Challenges Facing IT Planning for the Next 18 Months

 

For the past 5 months, the challenges of COVID-19 led many IT teams to focus on short-term issues to ensure continuity of service for a diverse workforce. The speed of the rollout often led to shortcuts, and now IT teams need to address the underlying issues. As working practises evolve, it is time to tackle the consequences of those short-term actions and re-work the strategic IT plan for the next 18 months in the 'new normal.'

Revisiting your plan

According to IDC, Q2 2020 saw laptop sales increase by 11.2% as many firms transitioned to remote working. This rightly triggered concerns around visibility of licensing, security, productivity, maintenance and supportability of that new computing estate. Ensuring you have visibility and control of those endpoints is therefore a priority that should take precedence in your plan.

Another consequence of the pandemic and the economic shock which came with it was the common introduction of new spending controls or policy changes designed to slow down cash transactions. Across the industry, many IT teams paused or postponed imminent projects or upgrades to ensure they had both the time to focus on remote work projects and the budget required to fund these additional costs. Now, there may be a need to revisit what was paused and identify which items are still key priorities for the business, giving due regard to new constraints on cost control, expense management, customer experience projects or any digital transformation initiatives.

Creating a new plan

Once you have revisited and re-evaluated your pre-pandemic list of priorities, you can then start looking at what new initiatives could be brought in to drive additional value. That might be projects to improve customer experience and assist the business in growing revenue. Or, it might be reviewing your telephony/communication approach to ensure your staff is available if remote work remains the norm for the next 12 months.

Looking at the new issues which have arisen, with the network firewalls at offices doing little beyond VPN access, better endpoint protection becomes critical. Astute and security-aware firms have also focused their efforts on security awareness training for their staff to remind them of best practises which are more important now than ever.  

Datacentre investment should also be looked at carefully as the lockdown restrictions and potential loss of key individuals due to sickness may present challenges to maintaining your facility. Look again at what mix of public cloud, co-location and owned facilities is appropriate and will enable the greatest flexibility. Many businesses have risen to this challenge by making greater use of public cloud in addition to their datacentres, a move that will provide more resilience and reduce risk.

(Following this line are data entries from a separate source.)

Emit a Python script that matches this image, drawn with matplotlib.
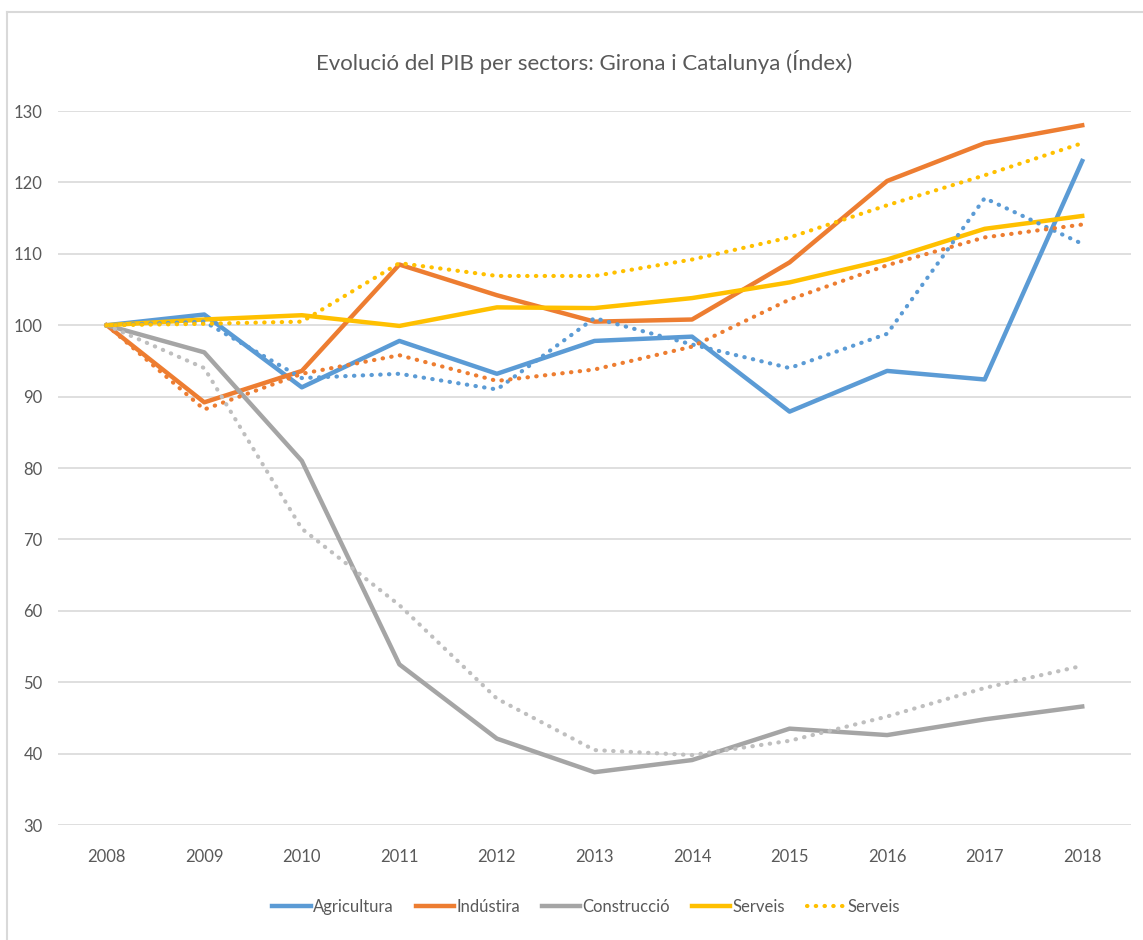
import matplotlib.pyplot as plt
from matplotlib.lines import Line2D

years = [2008, 2009, 2010, 2011, 2012, 2013, 2014, 2015, 2016, 2017, 2018]

# Girona (solid lines)
agri_gi = [100, 101.5, 91.3, 97.8, 93.2, 97.8, 98.4, 87.9, 93.6, 92.4, 123.0]
ind_gi = [100, 89.2, 93.6, 108.5, 104.2, 100.5, 100.8, 108.8, 120.2, 125.5, 128.0]
cons_gi = [100, 96.2, 81.0, 52.5, 42.1, 37.4, 39.1, 43.5, 42.6, 44.8, 46.6]
serv_gi = [100, 100.8, 101.4, 99.9, 102.5, 102.4, 103.8, 106.0, 109.2, 113.5, 115.3]

# Catalunya (dotted lines)
agri_cat = [100, 100.5, 92.6, 93.2, 91.0, 101.0, 97.3, 94.0, 98.8, 117.8, 111.4]
ind_cat = [100, 88.2, 93.2, 95.8, 92.2, 93.8, 97.0, 103.6, 108.4, 112.3, 114.1]
cons_cat = [100, 94.0, 71.5, 60.8, 47.7, 40.5, 39.8, 41.8, 45.2, 49.2, 52.3]
serv_cat = [100, 100.2, 100.5, 108.7, 106.9, 106.9, 109.2, 112.3, 116.8, 121.0, 125.5]

labels = ['Agricultura', 'Indústira', 'Construcció', 'Serveis', 'Serveis']
yticks = [30, 40, 50, 60, 70, 80, 90, 100, 110, 120, 130]

blue = '#5B9BD5'
orange = '#ED7D31'
grey = '#A5A5A5'
yellow = '#FFC000'
text_col = '#595959'

plt.rcParams['font.family'] = ['Lato', 'DejaVu Sans']

fig = plt.figure(figsize=(11.43, 9.40), dpi=100)
ax = fig.add_axes([0.0507, 0.1223, 0.9388, 0.7596])

lw = 3.2
ax.plot(years, agri_gi, color=blue, lw=lw)
ax.plot(years, ind_gi, color=orange, lw=lw)
ax.plot(years, cons_gi, color=grey, lw=lw)
ax.plot(years, serv_gi, color=yellow, lw=lw)

# dotted lines for Catalunya
dot = (0, (0.1, 2.0))
dlw = 3.0
ax.plot(years, agri_cat, color=blue, lw=dlw, linestyle=dot, dash_capstyle='round')
ax.plot(years, ind_cat, color=orange, lw=dlw, linestyle=dot, dash_capstyle='round')
ax.plot(years, cons_cat, color='#BFBFBF', lw=dlw, linestyle=dot, dash_capstyle='round')
ax.plot(years, serv_cat, color=yellow, lw=dlw, linestyle=dot, dash_capstyle='round')

ax.set_xlim(2007.5, 2018.5)
ax.set_ylim(30, 130)
ax.set_yticks(yticks)
ax.set_xticks(years)
ax.set_xticklabels([str(y) for y in years])
ax.grid(axis='y', color='#D9D9D9', lw=1.2)
ax.set_axisbelow(True)
for s in ax.spines.values():
    s.set_visible(False)
ax.tick_params(length=0, labelsize=12, colors=text_col)
ax.tick_params(axis='y', pad=11)
ax.tick_params(axis='x', pad=17)

fig.text(0.511, 0.934, 'Evolució del PIB per sectors: Girona i Catalunya (Índex)',
         ha='center', va='center', fontsize=16, color=text_col)

handles = [Line2D([], [], color=blue, lw=lw),
           Line2D([], [], color=orange, lw=lw),
           Line2D([], [], color=grey, lw=lw),
           Line2D([], [], color=yellow, lw=lw),
           Line2D([], [], color=yellow, lw=dlw, linestyle=dot, dash_capstyle='round')]
fig.legend(handles, labels, loc='center', bbox_to_anchor=(0.513, 0.035), ncol=5,
           frameon=False, fontsize=12, handlelength=2.3, handletextpad=0.15,
           columnspacing=1.3, labelcolor=text_col)

# chart border (top and left visible)
fig.add_artist(Line2D([7 / 1143, 1], [1 - 12 / 940, 1 - 12 / 940], color='#D9D9D9', lw=1.5))
fig.add_artist(Line2D([7 / 1143, 7 / 1143], [0, 1 - 12 / 940], color='#D9D9D9', lw=1.5))

fig.savefig('out.png', dpi=100, facecolor='white')
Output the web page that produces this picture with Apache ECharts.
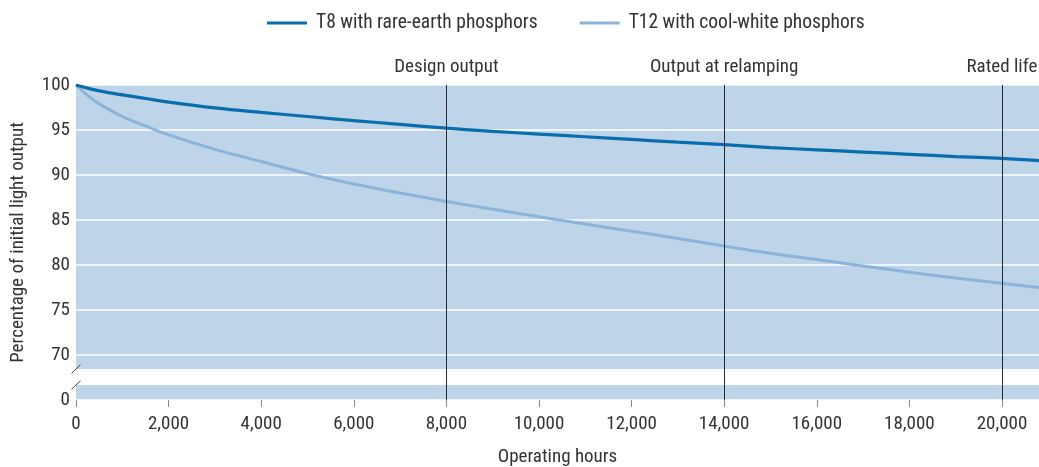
<!DOCTYPE html>
<html><head><meta charset="utf-8">
<script src="https://cdn.jsdelivr.net/npm/echarts@6/dist/echarts.min.js"></script>
<style>html,body{margin:0;padding:0;background:#fff}#c{width:1039px;height:467px}</style>
</head><body><div id="c"></div>
<script>
const hours = [0, 250, 500, 1000, 1500, 2000, 3000, 4000, 5000, 6000, 7000, 8000, 9000, 10000, 11000, 12000, 13000, 14000, 15000, 16000, 17000, 18000, 19000, 20000, 20800];
const t8 = [100, 99.65, 99.35, 98.9, 98.5, 98.1, 97.45, 96.95, 96.5, 96.05, 95.62, 95.2, 94.85, 94.55, 94.25, 93.95, 93.65, 93.38, 93.05, 92.8, 92.55, 92.3, 92.05, 91.84, 91.6];
const t12 = [100, 98.85, 97.9, 96.5, 95.45, 94.45, 92.85, 91.5, 90.15, 89.0, 88.0, 87.06, 86.2, 85.35, 84.55, 83.75, 82.95, 82.1, 81.3, 80.6, 79.9, 79.2, 78.55, 77.97, 77.5];
const seriesNames = ['T8 with rare-earth phosphors', 'T12 with cool-white phosphors'];
const markers = [[8000, 'Design output'], [14000, 'Output at relamping'], [20000, 'Rated life']];
const yBreak = {lowMax: 66.67, highMin: 68.44};  // axis break: bottom band stands for 0
const yMin = 65, yMax = 100, xMax = 20800;

const FONT = "'Liberation Sans Narrow', 'Roboto Condensed', 'Arial Narrow', sans-serif";
const TXT = '#333';
const chart = echarts.init(document.getElementById('c'), null, {renderer: 'canvas'});
const zip = (xs, ys) => xs.map((x, i) => [x, ys[i]]);

chart.setOption({
  animation: false,
  textStyle: {fontFamily: FONT},
  legend: {
    top: 8, left: 262, itemGap: 42, itemWidth: 40, itemHeight: 3,
    icon: 'rect',
    textStyle: {fontFamily: FONT, fontSize: 19.5, color: TXT, padding: [0, 0, 0, 4]},
    data: seriesNames
  },
  grid: {left: 76, right: 0, top: 85, bottom: 67, show: true, backgroundColor: '#bed4e8', borderWidth: 0,
         outerBoundsMode: 'none', containLabel: false},
  xAxis: {
    type: 'value', min: 0, max: xMax, interval: 2000,
    name: 'Operating hours', nameLocation: 'middle', nameGap: 48,
    nameTextStyle: {fontFamily: FONT, fontSize: 19, color: TXT},
    axisLine: {show: false},
    axisTick: {show: true, length: 7, lineStyle: {color: '#888', width: 1}},
    splitLine: {show: false},
    axisLabel: {
      showMaxLabel: false, fontFamily: FONT, fontSize: 19, color: TXT, margin: 15,
      formatter: v => v.toLocaleString('en-US')
    }
  },
  yAxis: {
    type: 'value', min: yMin, max: yMax, interval: 5,
    name: 'Percentage of initial light output', nameLocation: 'middle', nameGap: 48,
    nameTextStyle: {fontFamily: FONT, fontSize: 19, color: TXT},
    axisLine: {show: false}, axisTick: {show: false},
    splitLine: {show: true, lineStyle: {color: '#ffffff', width: 1.5}},
    axisLabel: {
      fontFamily: FONT, fontSize: 19, color: TXT, margin: 6,
      formatter: v => (v === yMin ? '0' : String(v))
    }
  },
  series: [
    {
      name: 'gap', type: 'line', data: [], z: 1, silent: true,
      markArea: {
        silent: true, itemStyle: {color: '#ffffff', opacity: 1},
        data: [[{yAxis: yBreak.lowMax}, {yAxis: yBreak.highMin}]]
      }
    },
    {
      name: seriesNames[1], type: 'line', smooth: 0.4, showSymbol: false, z: 3,
      data: zip(hours, t12), color: '#8cb3d9',
      lineStyle: {color: '#8cb3d9', width: 3}
    },
    {
      name: seriesNames[0], type: 'line', smooth: 0.4, showSymbol: false, z: 4,
      data: zip(hours, t8), color: '#0a6dad',
      lineStyle: {color: '#0a6dad', width: 3.2}
    },
    {
      name: 'markers', type: 'line', data: [], z: 5, silent: true,
      markLine: {
        silent: true, symbol: ['none', 'none'],
        lineStyle: {color: '#2a2a2a', width: 1, type: 'solid'},
        label: {show: true, position: 'end', distance: 8, fontFamily: FONT, fontSize: 19, color: TXT,
                formatter: p => p.name},
        data: markers.map(m => ({xAxis: m[0], name: m[1]}))
      }
    }
  ]
});

// break marks on the y axis
function drawBreaks() {
  const p1 = chart.convertToPixel({gridIndex: 0}, [0, yBreak.highMin]);
  const p2 = chart.convertToPixel({gridIndex: 0}, [0, yBreak.lowMax]);
  const mk = (p) => ({
    type: 'line', z: 100,
    shape: {x1: p[0] - 4.5, y1: p[1] + 4.3, x2: p[0] + 4.5, y2: p[1] - 4.3},
    style: {stroke: '#444', lineWidth: 1}
  });
  chart.setOption({graphic: [mk(p1), mk(p2)]});
}
drawBreaks();
</script></body></html>
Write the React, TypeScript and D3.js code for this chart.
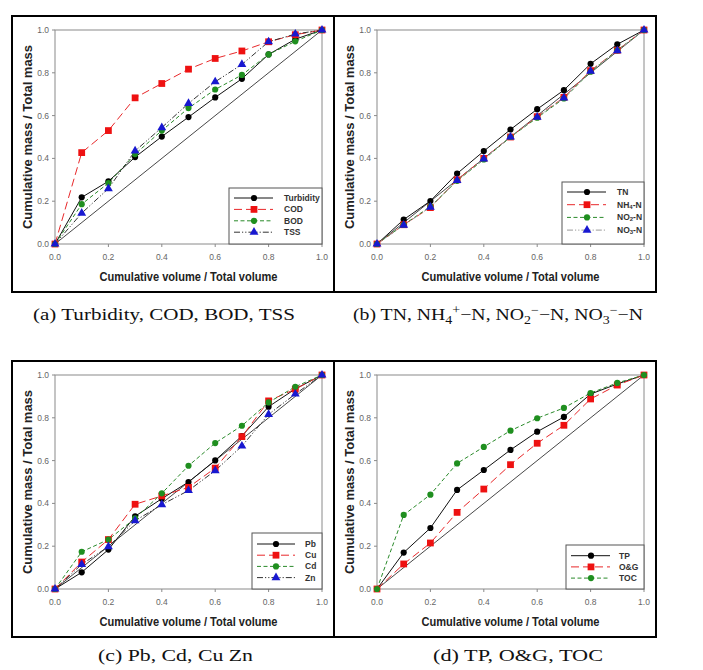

A responsive IT sector will recognise that the “new normal” may be dramatically different – especially with the on-going number of remote workers. We have to recognise that, for the most part, employees working at home seem to prefer it. Recruiters report that new hires are now bartering for office chairs and better monitors at home rather than gym subscriptions. It makes sense for IT to re-examine any assumptions around physical kit such as monitors, docking stations, office networking and capacity as we seem to be at the beginning of a revolution around where many of us work. Collaboration software and the hardware to make remote work more effective has become critical. Who would have thought a few months ago that there would be a pressing need for virtual whiteboards to help teams previously used to collaborating around a physical one in the office?

Steps moving forwards

In summary, you should be looking at the visibility and manageability of your endpoints. Your previous list of priorities should be re-planned with customer experience or digital transformation initiatives taking priority. New projects to improve collaboration should be considered, and your investment in endpoint security and awareness training should be reviewed. Any datacentre or office networking spend should be closely scrutinised to focus on making use of the public cloud. And finally, make sure your organization is planning for the new ways of working, as it appears this shift may not be so temporary after all.